At this point, I’ll acknowledge that tapping in time with the music is actually a few steps beyond the absolute basics, so here are the steps from nothing to something.

Building Rhythmic Competency

Clapping crotchet beats

At a nice slow speed, get the student to clap their leg/thigh (I use this rather than clapping hands together because it frees up the other hand). Even this can prove a challenge for some students, evident by a fluctuating speed. They won’t believe you, so this is where the metronome comes in.

Introduce a foot tap

Get the student to clap their thigh and tap their foot at the same time. Perfect unison and at a steady speed.

Subdivide

Subdivision is so important it probably deserves its own post. With the foot continuing to beat crotchets, get the hand to now tap out quavers. Sometimes this will totally blow a student’s mind. If this happens, start really slow and by slow I mean…

  • Tap both the foot and hand at the same time. Stop. Stop!
  • Tap just the hand by itself with the foot staying where it is. “No, not the foot. Leeeeaaave it. Good. Just the hand” **tap**
  • Tap both the foot and the hand at the same time again
  • Now just the hand
  • repeat

At this point I’d recommend getting the hand to clap semi-quavers. If the student just can’t get the foot+hand combo going, perhaps one hand doing crochets and the other hand doing quavers.

Foot taps to music

Yes, tapping while performing should be avoided (and who hasn’t seen musicians in a concert band tapping to completely different timings. How does that even happen?), but tapping the foot while practicing is an important skill to have. Doing this, I believe, is one of the most important skills of any musician. It doesn’t have to be ‘in time’, the foot just has to land where the strong beat is. In 4/4, this is a foot tap at the beginning of every crotchet.

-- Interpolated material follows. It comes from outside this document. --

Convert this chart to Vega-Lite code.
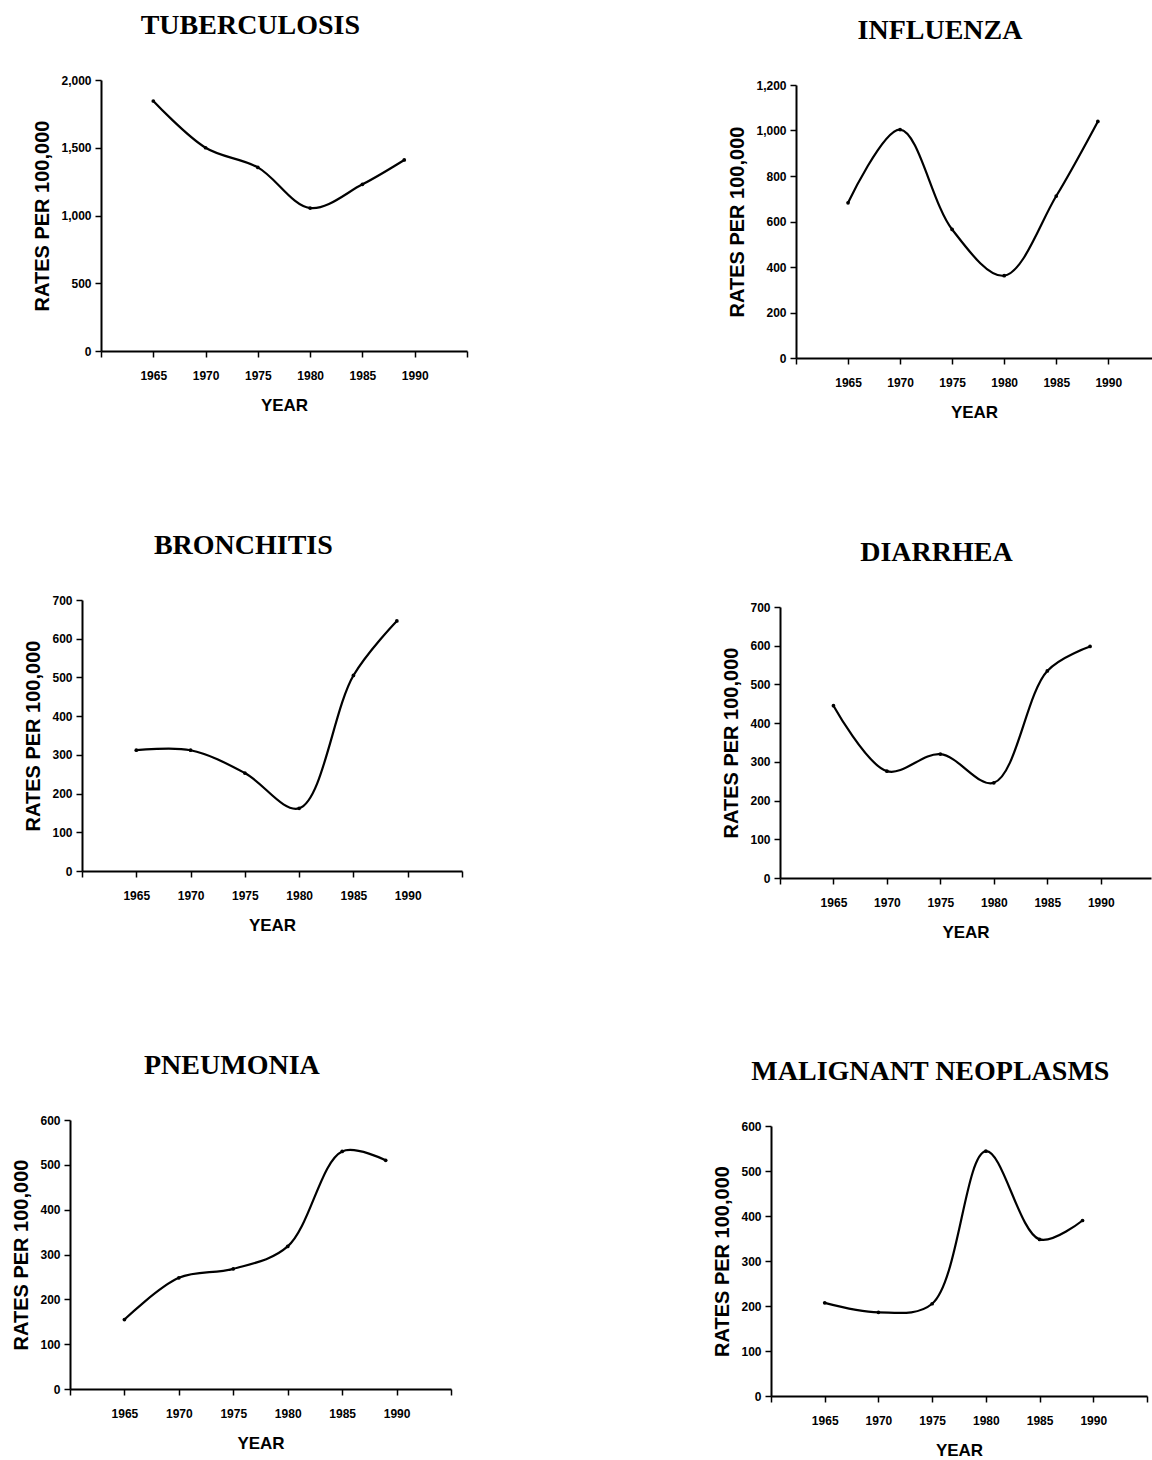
{
  "$schema": "https://vega.github.io/schema/vega-lite/v6.json",
  "background": "white",
  "padding": {"left": 5, "top": 5, "right": 0, "bottom": 0},
  "datasets": {
    "rates": [
      {"disease": "TUBERCULOSIS", "year": 1965, "rate": 1845},
      {"disease": "TUBERCULOSIS", "year": 1970, "rate": 1500},
      {"disease": "TUBERCULOSIS", "year": 1975, "rate": 1355},
      {"disease": "TUBERCULOSIS", "year": 1980, "rate": 1055},
      {"disease": "TUBERCULOSIS", "year": 1985, "rate": 1230},
      {"disease": "TUBERCULOSIS", "year": 1989, "rate": 1410},
      {"disease": "INFLUENZA", "year": 1965, "rate": 682},
      {"disease": "INFLUENZA", "year": 1970, "rate": 1004},
      {"disease": "INFLUENZA", "year": 1975, "rate": 565},
      {"disease": "INFLUENZA", "year": 1980, "rate": 362},
      {"disease": "INFLUENZA", "year": 1985, "rate": 712},
      {"disease": "INFLUENZA", "year": 1989, "rate": 1040},
      {"disease": "BRONCHITIS", "year": 1965, "rate": 312},
      {"disease": "BRONCHITIS", "year": 1970, "rate": 312},
      {"disease": "BRONCHITIS", "year": 1975, "rate": 253},
      {"disease": "BRONCHITIS", "year": 1980, "rate": 162},
      {"disease": "BRONCHITIS", "year": 1985, "rate": 505},
      {"disease": "BRONCHITIS", "year": 1989, "rate": 646},
      {"disease": "DIARRHEA", "year": 1965, "rate": 445},
      {"disease": "DIARRHEA", "year": 1970, "rate": 276},
      {"disease": "DIARRHEA", "year": 1975, "rate": 320},
      {"disease": "DIARRHEA", "year": 1980, "rate": 246},
      {"disease": "DIARRHEA", "year": 1985, "rate": 535},
      {"disease": "DIARRHEA", "year": 1989, "rate": 598},
      {"disease": "PNEUMONIA", "year": 1965, "rate": 155},
      {"disease": "PNEUMONIA", "year": 1970, "rate": 248},
      {"disease": "PNEUMONIA", "year": 1975, "rate": 268},
      {"disease": "PNEUMONIA", "year": 1980, "rate": 318},
      {"disease": "PNEUMONIA", "year": 1985, "rate": 530},
      {"disease": "PNEUMONIA", "year": 1989, "rate": 510},
      {"disease": "MALIGNANT NEOPLASMS", "year": 1965, "rate": 207},
      {"disease": "MALIGNANT NEOPLASMS", "year": 1970, "rate": 186},
      {"disease": "MALIGNANT NEOPLASMS", "year": 1975, "rate": 205},
      {"disease": "MALIGNANT NEOPLASMS", "year": 1980, "rate": 544},
      {"disease": "MALIGNANT NEOPLASMS", "year": 1985, "rate": 348},
      {"disease": "MALIGNANT NEOPLASMS", "year": 1989, "rate": 390}
    ],
    "blank": [{"k": 1}]
  },
  "vconcat": [
    {
      "hconcat": [
        {"width": 27, "height": 1, "data": {"name": "blank"}, "mark": {"type": "point", "opacity": 0}, "encoding": {}},
        {
          "vconcat": [
            {"width": 1, "height": 1, "data": {"name": "blank"}, "mark": {"type": "point", "opacity": 0}, "encoding": {}},
            {
              "title": "TUBERCULOSIS",
              "width": 366, "height": 271,
              "data": {"name": "rates"},
              "transform": [{"filter": "datum.disease === 'TUBERCULOSIS'"}],
              "encoding": {
                "x": {"field": "year", "type": "quantitative", "title": "YEAR", "scale": {"domain": [1960, 1995], "nice": false, "zero": false}, "axis": {"values": [1960, 1965, 1970, 1975, 1980, 1985, 1990, 1995], "labelExpr": "datum.value >= 1965 && datum.value <= 1990 ? datum.value : ''"}},
                "y": {"field": "rate", "type": "quantitative", "title": "RATES PER 100,000", "scale": {"domain": [0, 2000], "nice": false}, "axis": {"values": [0, 500, 1000, 1500, 2000], "format": ",d"}}
              },
              "layer": [
                {"mark": {"type": "line", "interpolate": "catmull-rom", "color": "black", "strokeWidth": 2.2}},
                {"mark": {"type": "circle", "color": "black", "size": 14, "opacity": 1}}
              ]
            }
          ],
          "spacing": 0
        },
        {"width": 259, "height": 1, "data": {"name": "blank"}, "mark": {"type": "point", "opacity": 0}, "encoding": {}},
        {
          "vconcat": [
            {"width": 1, "height": 9, "data": {"name": "blank"}, "mark": {"type": "point", "opacity": 0}, "encoding": {}},
            {
              "title": "INFLUENZA",
              "width": 356, "height": 273,
              "data": {"name": "rates"},
              "transform": [{"filter": "datum.disease === 'INFLUENZA'"}],
              "encoding": {
                "x": {"field": "year", "type": "quantitative", "title": "YEAR", "scale": {"domain": [1960, 1994.2], "nice": false, "zero": false}, "axis": {"values": [1960, 1965, 1970, 1975, 1980, 1985, 1990], "labelExpr": "datum.value >= 1965 && datum.value <= 1990 ? datum.value : ''"}},
                "y": {"field": "rate", "type": "quantitative", "title": "RATES PER 100,000", "scale": {"domain": [0, 1200], "nice": false}, "axis": {"values": [0, 200, 400, 600, 800, 1000, 1200], "format": ",d"}}
              },
              "layer": [
                {"mark": {"type": "line", "interpolate": "catmull-rom", "color": "black", "strokeWidth": 2.2}},
                {"mark": {"type": "circle", "color": "black", "size": 14, "opacity": 1}}
              ]
            }
          ],
          "spacing": 0
        }
      ],
      "spacing": 0
    },
    {
      "hconcat": [
        {"width": 18, "height": 1, "data": {"name": "blank"}, "mark": {"type": "point", "opacity": 0}, "encoding": {}},
        {
          "vconcat": [
            {"width": 1, "height": 1, "data": {"name": "blank"}, "mark": {"type": "point", "opacity": 0}, "encoding": {}},
            {
              "title": "BRONCHITIS",
              "width": 380, "height": 271,
              "data": {"name": "rates"},
              "transform": [{"filter": "datum.disease === 'BRONCHITIS'"}],
              "encoding": {
                "x": {"field": "year", "type": "quantitative", "title": "YEAR", "scale": {"domain": [1960, 1995], "nice": false, "zero": false}, "axis": {"values": [1960, 1965, 1970, 1975, 1980, 1985, 1990, 1995], "labelExpr": "datum.value >= 1965 && datum.value <= 1990 ? datum.value : ''"}},
                "y": {"field": "rate", "type": "quantitative", "title": "RATES PER 100,000", "scale": {"domain": [0, 700], "nice": false}, "axis": {"values": [0, 100, 200, 300, 400, 500, 600, 700], "format": ",d"}}
              },
              "layer": [
                {"mark": {"type": "line", "interpolate": "catmull-rom", "color": "black", "strokeWidth": 2.2}},
                {"mark": {"type": "circle", "color": "black", "size": 14, "opacity": 1}}
              ]
            }
          ],
          "spacing": 0
        },
        {"width": 258, "height": 1, "data": {"name": "blank"}, "mark": {"type": "point", "opacity": 0}, "encoding": {}},
        {
          "vconcat": [
            {"width": 1, "height": 11, "data": {"name": "blank"}, "mark": {"type": "point", "opacity": 0}, "encoding": {}},
            {
              "title": "DIARRHEA",
              "width": 371, "height": 271,
              "data": {"name": "rates"},
              "transform": [{"filter": "datum.disease === 'DIARRHEA'"}],
              "encoding": {
                "x": {"field": "year", "type": "quantitative", "title": "YEAR", "scale": {"domain": [1960, 1994.7], "nice": false, "zero": false}, "axis": {"values": [1960, 1965, 1970, 1975, 1980, 1985, 1990], "labelExpr": "datum.value >= 1965 && datum.value <= 1990 ? datum.value : ''"}},
                "y": {"field": "rate", "type": "quantitative", "title": "RATES PER 100,000", "scale": {"domain": [0, 700], "nice": false}, "axis": {"values": [0, 100, 200, 300, 400, 500, 600, 700], "format": ",d"}}
              },
              "layer": [
                {"mark": {"type": "line", "interpolate": "catmull-rom", "color": "black", "strokeWidth": 2.2}},
                {"mark": {"type": "circle", "color": "black", "size": 14, "opacity": 1}}
              ]
            }
          ],
          "spacing": 0
        }
      ],
      "spacing": 0
    },
    {
      "hconcat": [
        {"width": 6, "height": 1, "data": {"name": "blank"}, "mark": {"type": "point", "opacity": 0}, "encoding": {}},
        {
          "vconcat": [
            {"width": 1, "height": 1, "data": {"name": "blank"}, "mark": {"type": "point", "opacity": 0}, "encoding": {}},
            {
              "title": "PNEUMONIA",
              "width": 381, "height": 269,
              "data": {"name": "rates"},
              "transform": [{"filter": "datum.disease === 'PNEUMONIA'"}],
              "encoding": {
                "x": {"field": "year", "type": "quantitative", "title": "YEAR", "scale": {"domain": [1960, 1995], "nice": false, "zero": false}, "axis": {"values": [1960, 1965, 1970, 1975, 1980, 1985, 1990, 1995], "labelExpr": "datum.value >= 1965 && datum.value <= 1990 ? datum.value : ''"}},
                "y": {"field": "rate", "type": "quantitative", "title": "RATES PER 100,000", "scale": {"domain": [0, 600], "nice": false}, "axis": {"values": [0, 100, 200, 300, 400, 500, 600], "format": ",d"}}
              },
              "layer": [
                {"mark": {"type": "line", "interpolate": "catmull-rom", "color": "black", "strokeWidth": 2.2}},
                {"mark": {"type": "circle", "color": "black", "size": 14, "opacity": 1}}
              ]
            }
          ],
          "spacing": 0
        },
        {"width": 260, "height": 1, "data": {"name": "blank"}, "mark": {"type": "point", "opacity": 0}, "encoding": {}},
        {
          "vconcat": [
            {"width": 1, "height": 10, "data": {"name": "blank"}, "mark": {"type": "point", "opacity": 0}, "encoding": {}},
            {
              "title": "MALIGNANT NEOPLASMS",
              "width": 376, "height": 270,
              "data": {"name": "rates"},
              "transform": [{"filter": "datum.disease === 'MALIGNANT NEOPLASMS'"}],
              "encoding": {
                "x": {"field": "year", "type": "quantitative", "title": "YEAR", "scale": {"domain": [1960, 1995], "nice": false, "zero": false}, "axis": {"values": [1960, 1965, 1970, 1975, 1980, 1985, 1990, 1995], "labelExpr": "datum.value >= 1965 && datum.value <= 1990 ? datum.value : ''"}},
                "y": {"field": "rate", "type": "quantitative", "title": "RATES PER 100,000", "scale": {"domain": [0, 600], "nice": false}, "axis": {"values": [0, 100, 200, 300, 400, 500, 600], "format": ",d"}}
              },
              "layer": [
                {"mark": {"type": "line", "interpolate": "catmull-rom", "color": "black", "strokeWidth": 2.2}},
                {"mark": {"type": "circle", "color": "black", "size": 14, "opacity": 1}}
              ]
            }
          ],
          "spacing": 0
        }
      ],
      "spacing": 0
    }
  ],
  "spacing": 105,
  "config": {
    "view": {"stroke": null},
    "font": "Liberation Sans",
    "title": {"font": "Liberation Serif", "fontSize": 28, "fontWeight": "bold", "color": "black", "anchor": "middle", "frame": "bounds", "baseline": "alphabetic", "offset": 34},
    "axis": {"domainColor": "black", "domainWidth": 2, "tickColor": "black", "tickWidth": 1.5, "tickSize": 6, "labelFont": "Liberation Sans", "labelFontWeight": "bold", "labelFontSize": 12, "labelColor": "black", "labelFlush": false, "titleFont": "Liberation Sans", "titleFontWeight": "bold", "titleColor": "black", "grid": false},
    "axisX": {"titleFontSize": 17, "labelPadding": 13, "titlePadding": 16},
    "axisY": {"titleFontSize": 20, "labelPadding": 4, "titlePadding": 8}
  }
}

Think of it like this. The crotchet pulses are the pillars to which all the notes fit on or around. If notes are not on one of those pillars, then you a just passing through them; they’re inconsequential. They’re not important, the pulse is what matters.

The foot must land on those pillars. It’s imperative.

Now, I’m going to drastically simplify this next steps, but essentially the student, as they play, has to aim for each pillar. Because they have foot taps and can now physically sense when the next pillar is supposed to arrive, they will have a better chance of reading the corrects lengths (ratios) of the notes that take them from one pulse/beat/pillar to the next.

Subdivide, Subdivide, Subdivide

I like to use the following to help students with their spacings.
crotchets: 1, 2, 3, 4.
quavers: 1 & 2 & 3 & 4 &
semiquavers: 1 e & a 2 e & a 3 e & a 4 e & a (or cat-a-pil-la)
triplets: 1 & a 2 & a 3 & a 4 & a (or el-e-phant)

Usually the speed of the semiquavers comes as a bit of a surprise.

Final Thoughts

Yes, the metronome is useful, especially if you’re playing the 4th movement of Saint Saens’ Clarinet Sonata in E flat major where one has to get those semiquavers perfectly uniform, but for a student that needs to know what (not just where) a beat is, the pressure of using a metronome while they play is not going to help. There is greater benefit in getting them to set their own pulse and be able to speed up and slow down appropriately. The coordination they develop by getting their foot to tap on those pulses will greatly improve their ability to read and feel the music that they’re playing.

These observations aren’t just for the beginner student either. Recently I’ve had clarinet/piano students with 4+ years experience (where I’m their 3rd or so teacher) and we’ve had to go right to the basics of pulse to get things working right again. The above are just some of the tricks I’ve had to use to help them on their musical journey.